POLYBIUS.

“Nothing happens without a cause.—Royalty, aristocracy, and democracy, must combine to make a perfect government.—Many know how to conquer; few are able to use their conquest aright.”

PLUTARCH.

“Absolute monarchy is a fair field, but has no outlet.—What one does not need, is dear at a penny.—Often, while we are delighted with the work, we regard the workman with contempt.—Dead men do not bite.”
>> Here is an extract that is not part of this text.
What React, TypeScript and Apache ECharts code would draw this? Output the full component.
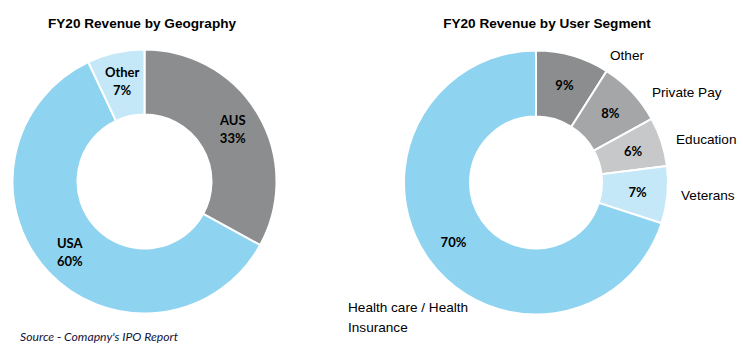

MINOR WRITERS AND THEIR WORKS.

PART III.
ROMAN LITERATURE.

CHAPTER I.
LATIN AND ITS OLDEST MONUMENTS.

Italy Peopled.—While watching the rise, meridian splendors, and glowing sunset of Grecian letters, we have left unnoticed the dawn of literary taste in Italy, the sister of Hellas, peopled, as we have seen, by kindred Phrygian tribes who spoke dialects of the Phrygo-Hellenic tongue (p. 133). Whether they were the first of human kind to wake the echoes of the Italian solitudes, must ever remain a matter of doubt. Some believe that the Alps had proved an insuperable barrier to previous emigrants from the East; others, that the adventurous Pelasgians, on descending their slopes, found a Turanian population already in possession of the peninsula. If the latter theory be correct, the Turanian aborigines were speedily overpowered by the new-comers and became incorporated with their conquerors.

When Rome was founded, 753 B.C., the predominant Italian races were distinguished as Latin and Umbrian (embracing the Oscans); their languages were closely related, and have been called Italic. The Etruscans, who lived west of the Tiber, though probably of Aryan origin, differed in many respects from the Umbrians and Latins.